### What is being asked
Without the pictures, set down every line of the data exactly.

== Stored data ==

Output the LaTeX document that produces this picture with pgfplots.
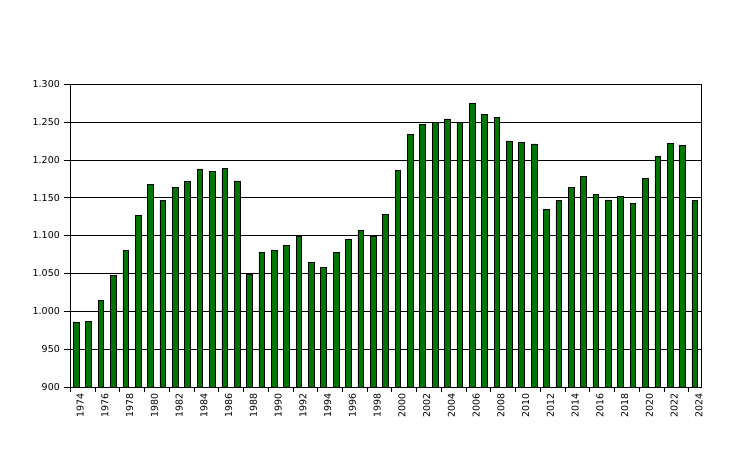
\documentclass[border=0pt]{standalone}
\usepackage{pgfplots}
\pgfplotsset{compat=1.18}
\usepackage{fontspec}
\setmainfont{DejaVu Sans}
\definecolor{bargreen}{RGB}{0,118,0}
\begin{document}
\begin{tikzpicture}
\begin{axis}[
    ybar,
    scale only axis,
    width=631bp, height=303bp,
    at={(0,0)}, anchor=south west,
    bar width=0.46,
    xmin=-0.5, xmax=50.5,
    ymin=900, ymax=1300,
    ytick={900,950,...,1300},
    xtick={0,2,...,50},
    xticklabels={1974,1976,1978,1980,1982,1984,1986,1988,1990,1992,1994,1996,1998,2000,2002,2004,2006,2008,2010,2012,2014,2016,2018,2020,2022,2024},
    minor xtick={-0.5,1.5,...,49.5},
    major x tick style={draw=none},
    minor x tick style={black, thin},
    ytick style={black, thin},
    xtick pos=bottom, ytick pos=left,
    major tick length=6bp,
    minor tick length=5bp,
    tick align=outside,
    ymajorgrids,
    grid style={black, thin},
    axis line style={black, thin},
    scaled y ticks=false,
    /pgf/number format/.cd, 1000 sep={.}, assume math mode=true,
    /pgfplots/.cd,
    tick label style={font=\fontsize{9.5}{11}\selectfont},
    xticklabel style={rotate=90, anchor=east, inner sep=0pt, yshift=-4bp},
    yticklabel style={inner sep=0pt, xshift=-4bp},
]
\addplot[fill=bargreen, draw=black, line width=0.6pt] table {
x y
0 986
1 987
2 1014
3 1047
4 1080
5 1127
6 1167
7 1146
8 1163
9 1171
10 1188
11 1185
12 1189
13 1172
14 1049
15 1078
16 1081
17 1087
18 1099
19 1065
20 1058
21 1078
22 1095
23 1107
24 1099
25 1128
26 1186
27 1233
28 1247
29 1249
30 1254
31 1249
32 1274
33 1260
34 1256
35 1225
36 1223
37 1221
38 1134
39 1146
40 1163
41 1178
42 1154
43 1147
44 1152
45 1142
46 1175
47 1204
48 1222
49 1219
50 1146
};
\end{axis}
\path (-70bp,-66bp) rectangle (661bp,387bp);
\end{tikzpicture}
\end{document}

===

### Result below
Output the LaTeX document that produces this picture with pgfplots.
\documentclass[border=0pt]{standalone}
\usepackage{pgfplots}
\pgfplotsset{compat=1.18}
\usepackage{fontspec}
\setmainfont{DejaVu Sans}
\definecolor{bargreen}{RGB}{0,118,0}
\begin{document}
\begin{tikzpicture}
\begin{axis}[
    ybar,
    scale only axis,
    width=631bp, height=303bp,
    at={(0,0)}, anchor=south west,
    bar width=0.46,
    xmin=-0.5, xmax=50.5,
    ymin=900, ymax=1300,
    ytick={900,950,...,1300},
    xtick={0,2,...,50},
    xticklabels={1974,1976,1978,1980,1982,1984,1986,1988,1990,1992,1994,1996,1998,2000,2002,2004,2006,2008,2010,2012,2014,2016,2018,2020,2022,2024},
    minor xtick={-0.5,1.5,...,49.5},
    major x tick style={draw=none},
    minor x tick style={black, thin},
    ytick style={black, thin},
    xtick pos=bottom, ytick pos=left,
    major tick length=6bp,
    minor tick length=5bp,
    tick align=outside,
    ymajorgrids,
    grid style={black, thin},
    axis line style={black, thin},
    scaled y ticks=false,
    /pgf/number format/.cd, 1000 sep={.}, assume math mode=true,
    /pgfplots/.cd,
    tick label style={font=\fontsize{9.5}{11}\selectfont},
    xticklabel style={rotate=90, anchor=east, inner sep=0pt, yshift=-4bp},
    yticklabel style={inner sep=0pt, xshift=-4bp},
]
\addplot[fill=bargreen, draw=black, line width=0.6pt] table {
x y
0 986
1 987
2 1014
3 1047
4 1080
5 1127
6 1167
7 1146
8 1163
9 1171
10 1188
11 1185
12 1189
13 1172
14 1049
15 1078
16 1081
17 1087
18 1099
19 1065
20 1058
21 1078
22 1095
23 1107
24 1099
25 1128
26 1186
27 1233
28 1247
29 1249
30 1254
31 1249
32 1274
33 1260
34 1256
35 1225
36 1223
37 1221
38 1134
39 1146
40 1163
41 1178
42 1154
43 1147
44 1152
45 1142
46 1175
47 1204
48 1222
49 1219
50 1146
};
\end{axis}
\path (-70bp,-66bp) rectangle (661bp,387bp);
\end{tikzpicture}
\end{document}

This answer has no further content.